In-housing is not a threat to agencies says IPA report

New research reveals that agencies must align their agency ambition with the growth of in-house agencies

Nicola Kemp

Editorial Director Creativebrief


There are few trends in creativity that have driven such a polarising response as in-housing. From advertising sage Sir John Hegarty declaring it was a destination for ‘boring creatives’, to brands such as Specsavers and Lego smashing that outdated stereotype in their sleep, the in-house model is no longer up for debate. Even a cursory glance at Channel 4’s latest idents serves as a reminder that creativity can thrive in-house.

The future of in-house creative is far less binary than this black or white argument. A trend reflected by a new IPA report which urges agencies to relinquish the idea that in-housing is a threat and ‘shift’ accordingly.

According to the research agencies that wish to grow existing client business or unlock new business opportunities should relinquish the idea that in-housing is a threat. Instead, they must understand the four shifts that are affecting the evolution of in-housing and adapt accordingly to ensure they continue to deliver brand growth.

The report, which is being launched at the flagship IPA Business Growth Conference later today (5 July 2023), entitled ‘Shift Happens’ was written by Rhona Glazebrook and Janet Markwick.

Drawing on in-housing research and informed by in-depth interviews with agencies, intermediaries, new entrants, in-house organisations, procurement specialists and clients, the research outlines the variety of in-housing models and approaches that are in place today. It also investigates why in-housing has matured to become so prevalent.

The report identifies four key shifts influencing the evolution of in-housing and the future of agencies.

Janet Markwick Founder and CEO atMarkwick Consulting and the report’s co-author, explains: “With evolution comes opportunities for growth. The old, linear processes are now dynamic, providing additional opportunities to deliver creative work. Agencies who embrace the power of technology to transform their businesses will be the ones who survive and thrive.”

The first is a shift in media spend from campaigns to always-on experiences. A trend which means agencies must focus on where the growth is and align their agency ambition. Crucially, agencies need to transform digitally. They need to be able to work with, or plug-in, customer data using automated processes to ensure that their models keep pace with advances in technology and with the growing number of in-house agencies who already have many of these capabilities at their core. As such, they must build deep expertise in these fields.

The second shift focuses on the maturity of the in-house models. As the industry moves from in-housing as a newcomer to now being an established part of the marketing mainframe.

As part of this shift, the report suggests that agencies must respect in-housing as an intrinsic part of the ecosystem that will help them succeed and should embrace and understand its value to clients. On this basis, agencies can replace trepidation with optimism.

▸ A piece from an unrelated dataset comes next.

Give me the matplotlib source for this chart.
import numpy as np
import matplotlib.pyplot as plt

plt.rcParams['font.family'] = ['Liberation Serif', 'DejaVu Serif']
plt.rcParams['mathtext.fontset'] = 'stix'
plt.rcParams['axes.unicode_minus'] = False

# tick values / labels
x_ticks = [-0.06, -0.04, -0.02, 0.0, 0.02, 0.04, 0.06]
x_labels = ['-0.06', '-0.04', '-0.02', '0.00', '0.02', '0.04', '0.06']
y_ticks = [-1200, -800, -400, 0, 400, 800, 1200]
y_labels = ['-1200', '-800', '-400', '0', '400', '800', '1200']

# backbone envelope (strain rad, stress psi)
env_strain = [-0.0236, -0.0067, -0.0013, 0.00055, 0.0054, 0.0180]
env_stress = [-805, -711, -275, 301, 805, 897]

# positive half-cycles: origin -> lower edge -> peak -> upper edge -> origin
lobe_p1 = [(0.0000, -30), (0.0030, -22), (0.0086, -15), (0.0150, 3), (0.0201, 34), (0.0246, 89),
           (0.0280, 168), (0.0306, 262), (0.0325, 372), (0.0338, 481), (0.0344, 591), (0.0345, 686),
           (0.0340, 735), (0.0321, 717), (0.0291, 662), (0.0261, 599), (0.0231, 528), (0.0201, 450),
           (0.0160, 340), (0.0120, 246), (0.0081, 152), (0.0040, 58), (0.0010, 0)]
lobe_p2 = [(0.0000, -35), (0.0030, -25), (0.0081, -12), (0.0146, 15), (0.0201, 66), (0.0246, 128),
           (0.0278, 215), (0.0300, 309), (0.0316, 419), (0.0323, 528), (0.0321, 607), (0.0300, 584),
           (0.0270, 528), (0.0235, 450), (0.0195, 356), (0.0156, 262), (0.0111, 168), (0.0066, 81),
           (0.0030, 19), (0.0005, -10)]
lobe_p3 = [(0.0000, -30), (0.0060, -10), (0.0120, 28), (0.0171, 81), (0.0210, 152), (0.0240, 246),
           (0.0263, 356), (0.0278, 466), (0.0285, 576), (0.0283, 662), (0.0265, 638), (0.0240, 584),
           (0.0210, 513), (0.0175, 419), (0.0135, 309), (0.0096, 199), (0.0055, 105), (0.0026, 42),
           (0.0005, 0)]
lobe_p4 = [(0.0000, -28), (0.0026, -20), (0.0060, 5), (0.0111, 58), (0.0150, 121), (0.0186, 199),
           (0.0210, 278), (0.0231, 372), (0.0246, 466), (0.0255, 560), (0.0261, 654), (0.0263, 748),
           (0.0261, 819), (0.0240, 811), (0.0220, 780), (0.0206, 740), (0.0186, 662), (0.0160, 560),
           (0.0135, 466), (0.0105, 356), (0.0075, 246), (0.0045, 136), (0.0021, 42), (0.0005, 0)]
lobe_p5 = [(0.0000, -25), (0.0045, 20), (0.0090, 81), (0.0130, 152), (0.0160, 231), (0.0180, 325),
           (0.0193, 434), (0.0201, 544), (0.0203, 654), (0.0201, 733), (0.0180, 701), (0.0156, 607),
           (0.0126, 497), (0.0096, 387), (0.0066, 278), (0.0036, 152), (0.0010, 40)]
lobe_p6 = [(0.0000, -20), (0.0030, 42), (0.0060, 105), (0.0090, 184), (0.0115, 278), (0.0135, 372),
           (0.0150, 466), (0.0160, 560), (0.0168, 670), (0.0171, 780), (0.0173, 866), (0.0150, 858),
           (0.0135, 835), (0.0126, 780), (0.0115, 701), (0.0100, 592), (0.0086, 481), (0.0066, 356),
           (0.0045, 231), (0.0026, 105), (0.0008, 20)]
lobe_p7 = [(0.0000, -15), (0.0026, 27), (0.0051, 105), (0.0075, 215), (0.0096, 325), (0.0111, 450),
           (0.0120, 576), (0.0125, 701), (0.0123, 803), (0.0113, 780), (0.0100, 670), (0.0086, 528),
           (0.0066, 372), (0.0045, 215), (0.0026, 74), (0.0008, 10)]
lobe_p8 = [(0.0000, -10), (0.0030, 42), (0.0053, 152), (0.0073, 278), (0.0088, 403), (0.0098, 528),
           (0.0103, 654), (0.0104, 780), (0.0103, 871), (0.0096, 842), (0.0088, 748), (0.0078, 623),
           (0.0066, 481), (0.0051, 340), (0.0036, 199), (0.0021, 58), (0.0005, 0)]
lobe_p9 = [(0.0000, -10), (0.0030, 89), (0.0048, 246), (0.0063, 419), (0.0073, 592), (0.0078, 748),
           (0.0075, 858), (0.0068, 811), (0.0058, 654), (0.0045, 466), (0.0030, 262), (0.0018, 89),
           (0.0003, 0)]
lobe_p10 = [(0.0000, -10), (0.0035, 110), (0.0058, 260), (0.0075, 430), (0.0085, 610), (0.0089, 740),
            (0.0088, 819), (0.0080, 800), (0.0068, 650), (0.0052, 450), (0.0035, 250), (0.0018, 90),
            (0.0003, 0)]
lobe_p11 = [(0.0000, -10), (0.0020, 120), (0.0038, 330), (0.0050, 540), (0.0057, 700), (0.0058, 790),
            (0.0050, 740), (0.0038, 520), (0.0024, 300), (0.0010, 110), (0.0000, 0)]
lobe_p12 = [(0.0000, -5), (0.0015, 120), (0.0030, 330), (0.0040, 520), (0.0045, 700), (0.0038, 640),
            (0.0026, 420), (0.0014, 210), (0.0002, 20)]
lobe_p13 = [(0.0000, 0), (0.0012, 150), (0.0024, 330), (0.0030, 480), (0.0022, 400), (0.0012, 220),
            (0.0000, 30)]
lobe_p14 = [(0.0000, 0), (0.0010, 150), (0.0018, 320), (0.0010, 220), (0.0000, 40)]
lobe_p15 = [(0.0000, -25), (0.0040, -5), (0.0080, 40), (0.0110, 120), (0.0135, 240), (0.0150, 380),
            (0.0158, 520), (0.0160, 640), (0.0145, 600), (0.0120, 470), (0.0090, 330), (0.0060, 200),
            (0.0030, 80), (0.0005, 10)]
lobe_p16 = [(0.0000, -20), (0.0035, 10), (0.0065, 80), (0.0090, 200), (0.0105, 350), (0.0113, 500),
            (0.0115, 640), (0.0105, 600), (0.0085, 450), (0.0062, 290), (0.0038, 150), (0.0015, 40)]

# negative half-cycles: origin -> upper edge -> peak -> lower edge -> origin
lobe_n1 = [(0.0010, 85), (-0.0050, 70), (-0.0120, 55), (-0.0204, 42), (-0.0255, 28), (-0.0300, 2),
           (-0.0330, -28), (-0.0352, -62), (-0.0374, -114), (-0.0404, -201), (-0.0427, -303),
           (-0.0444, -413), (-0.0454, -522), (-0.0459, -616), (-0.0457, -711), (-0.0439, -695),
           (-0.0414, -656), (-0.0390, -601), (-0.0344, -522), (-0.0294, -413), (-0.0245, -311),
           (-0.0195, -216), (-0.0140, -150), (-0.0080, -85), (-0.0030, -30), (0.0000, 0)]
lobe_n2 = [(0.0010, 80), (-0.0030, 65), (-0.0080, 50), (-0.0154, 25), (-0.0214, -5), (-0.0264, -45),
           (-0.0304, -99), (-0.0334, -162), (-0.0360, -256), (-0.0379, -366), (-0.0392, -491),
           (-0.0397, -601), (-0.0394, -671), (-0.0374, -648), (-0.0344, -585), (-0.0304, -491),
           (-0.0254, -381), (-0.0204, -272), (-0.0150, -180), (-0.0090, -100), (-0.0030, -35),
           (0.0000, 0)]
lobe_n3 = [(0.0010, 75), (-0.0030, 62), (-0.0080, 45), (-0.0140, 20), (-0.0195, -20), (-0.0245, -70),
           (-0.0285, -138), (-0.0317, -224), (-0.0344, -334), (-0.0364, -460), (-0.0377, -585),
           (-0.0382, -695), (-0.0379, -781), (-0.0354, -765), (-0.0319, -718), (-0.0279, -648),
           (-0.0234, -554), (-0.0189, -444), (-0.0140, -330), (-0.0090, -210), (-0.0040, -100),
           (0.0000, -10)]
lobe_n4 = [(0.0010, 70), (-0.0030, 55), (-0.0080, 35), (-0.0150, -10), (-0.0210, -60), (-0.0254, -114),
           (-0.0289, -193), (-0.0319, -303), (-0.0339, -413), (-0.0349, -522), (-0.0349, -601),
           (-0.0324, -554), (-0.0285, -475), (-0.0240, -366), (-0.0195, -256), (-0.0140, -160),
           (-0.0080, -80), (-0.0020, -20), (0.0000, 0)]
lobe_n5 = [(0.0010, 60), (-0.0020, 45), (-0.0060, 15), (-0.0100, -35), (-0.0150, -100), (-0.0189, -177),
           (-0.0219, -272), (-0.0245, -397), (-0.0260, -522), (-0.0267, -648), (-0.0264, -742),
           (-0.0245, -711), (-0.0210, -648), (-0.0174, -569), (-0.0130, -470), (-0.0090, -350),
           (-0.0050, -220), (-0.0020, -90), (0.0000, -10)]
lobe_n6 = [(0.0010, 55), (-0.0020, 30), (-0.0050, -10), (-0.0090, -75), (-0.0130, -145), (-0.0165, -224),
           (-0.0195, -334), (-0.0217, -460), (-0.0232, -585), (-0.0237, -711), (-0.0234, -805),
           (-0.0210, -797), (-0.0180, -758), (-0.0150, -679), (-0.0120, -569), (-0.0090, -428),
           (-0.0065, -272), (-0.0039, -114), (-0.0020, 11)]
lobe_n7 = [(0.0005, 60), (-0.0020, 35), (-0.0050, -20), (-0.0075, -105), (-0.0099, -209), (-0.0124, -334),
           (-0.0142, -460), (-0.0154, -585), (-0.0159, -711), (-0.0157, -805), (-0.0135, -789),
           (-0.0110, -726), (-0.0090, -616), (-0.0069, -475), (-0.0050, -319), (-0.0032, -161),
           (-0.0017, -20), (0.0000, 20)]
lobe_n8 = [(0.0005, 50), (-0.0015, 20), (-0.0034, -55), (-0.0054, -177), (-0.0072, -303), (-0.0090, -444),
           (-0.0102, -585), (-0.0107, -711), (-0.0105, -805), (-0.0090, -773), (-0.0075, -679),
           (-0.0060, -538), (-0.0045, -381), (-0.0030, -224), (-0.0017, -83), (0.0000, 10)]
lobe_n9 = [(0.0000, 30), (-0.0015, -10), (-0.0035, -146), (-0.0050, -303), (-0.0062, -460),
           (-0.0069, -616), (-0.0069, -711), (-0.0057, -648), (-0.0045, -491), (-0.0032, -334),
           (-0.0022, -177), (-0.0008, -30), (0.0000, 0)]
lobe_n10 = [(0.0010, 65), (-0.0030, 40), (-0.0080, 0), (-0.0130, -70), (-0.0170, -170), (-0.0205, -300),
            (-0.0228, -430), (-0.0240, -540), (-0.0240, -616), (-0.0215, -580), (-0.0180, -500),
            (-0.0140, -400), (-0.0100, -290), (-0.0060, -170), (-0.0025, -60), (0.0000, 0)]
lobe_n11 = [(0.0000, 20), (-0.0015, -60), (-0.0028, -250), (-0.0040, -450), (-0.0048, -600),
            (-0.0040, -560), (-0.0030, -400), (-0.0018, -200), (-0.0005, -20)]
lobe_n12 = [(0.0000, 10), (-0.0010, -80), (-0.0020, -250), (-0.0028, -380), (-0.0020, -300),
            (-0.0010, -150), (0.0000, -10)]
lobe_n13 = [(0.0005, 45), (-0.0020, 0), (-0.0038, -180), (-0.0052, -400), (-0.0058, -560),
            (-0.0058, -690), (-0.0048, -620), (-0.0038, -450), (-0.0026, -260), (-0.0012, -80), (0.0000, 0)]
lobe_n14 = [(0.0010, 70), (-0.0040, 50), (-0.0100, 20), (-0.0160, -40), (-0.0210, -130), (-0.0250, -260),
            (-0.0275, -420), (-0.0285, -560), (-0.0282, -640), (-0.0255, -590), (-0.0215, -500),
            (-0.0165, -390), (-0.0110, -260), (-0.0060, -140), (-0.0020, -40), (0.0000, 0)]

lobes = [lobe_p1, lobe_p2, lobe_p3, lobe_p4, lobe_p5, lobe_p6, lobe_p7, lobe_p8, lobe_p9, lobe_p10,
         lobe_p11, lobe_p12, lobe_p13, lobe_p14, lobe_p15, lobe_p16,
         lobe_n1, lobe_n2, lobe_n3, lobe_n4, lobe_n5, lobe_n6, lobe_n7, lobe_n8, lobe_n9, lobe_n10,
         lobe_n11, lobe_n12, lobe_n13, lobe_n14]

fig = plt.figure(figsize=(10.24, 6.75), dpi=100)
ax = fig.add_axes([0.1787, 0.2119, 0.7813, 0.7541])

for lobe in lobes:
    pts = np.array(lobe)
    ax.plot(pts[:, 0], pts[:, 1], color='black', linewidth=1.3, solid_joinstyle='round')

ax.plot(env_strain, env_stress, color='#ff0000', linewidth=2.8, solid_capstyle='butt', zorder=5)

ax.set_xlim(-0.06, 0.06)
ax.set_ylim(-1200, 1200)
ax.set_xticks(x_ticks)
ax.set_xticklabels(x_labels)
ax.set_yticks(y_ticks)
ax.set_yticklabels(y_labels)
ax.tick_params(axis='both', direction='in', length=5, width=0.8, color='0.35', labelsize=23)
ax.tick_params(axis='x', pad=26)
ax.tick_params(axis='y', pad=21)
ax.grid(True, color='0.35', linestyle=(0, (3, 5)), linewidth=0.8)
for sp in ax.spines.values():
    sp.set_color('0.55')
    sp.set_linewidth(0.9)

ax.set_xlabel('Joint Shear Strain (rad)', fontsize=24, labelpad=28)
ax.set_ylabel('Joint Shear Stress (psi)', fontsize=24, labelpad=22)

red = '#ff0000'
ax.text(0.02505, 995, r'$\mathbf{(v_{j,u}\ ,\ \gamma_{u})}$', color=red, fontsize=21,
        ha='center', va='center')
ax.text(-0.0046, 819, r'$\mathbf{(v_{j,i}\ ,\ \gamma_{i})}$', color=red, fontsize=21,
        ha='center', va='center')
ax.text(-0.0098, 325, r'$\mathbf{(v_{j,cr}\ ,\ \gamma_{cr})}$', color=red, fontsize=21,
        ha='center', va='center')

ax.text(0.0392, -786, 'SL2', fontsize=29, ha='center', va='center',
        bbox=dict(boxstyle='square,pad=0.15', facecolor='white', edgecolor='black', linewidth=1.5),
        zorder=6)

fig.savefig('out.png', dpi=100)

The third shift identified is one of value. One in which in-housing has moved from being focused purely on functional efficiency to incorporating more business-building capabilities. In essence, this shift is about brands adopting in-house models to drive effectiveness, rather than just quicker processes and cost savings. In line with this, the report advises that agencies must clearly identify their role within the marketing ecosystem and define and measure the value they will deliver.

The fourth shift in value from 'exclusive expertise’ to becoming ‘integrated partners’. Agencies must shift from being suppliers of marketing services to becoming truly integrated partners, ones with an inside-out understanding of their clients’ businesses and look for ways to integrate and transform using the power of creativity and strategic thinking within the marketing ecosystem.

Christian Byron, Chair, Commercial Leadership Group at the IPA and Chief Operating Officer at OMD UK, commented: “In-housing has been with us for many years and has become an integral part of the marketing ecosystem. As this new report advises, for agencies to ensure they remain critical players in the marketing ecosystem of the future, they must continually assess the changing requirements and indeed capabilities of their clients - so as to better deliver complementary services, expertise and essentially incremental value.’’

Liz Baines, Head of Planning at Specsavers, recently revealed her thoughts on the future of in-house creative teams. According to the In-House Agency Benchmarking Survey 2023, conducted in partnership with Adobe, just 22% of brands with an in-house agency have a strategy director or equivalent.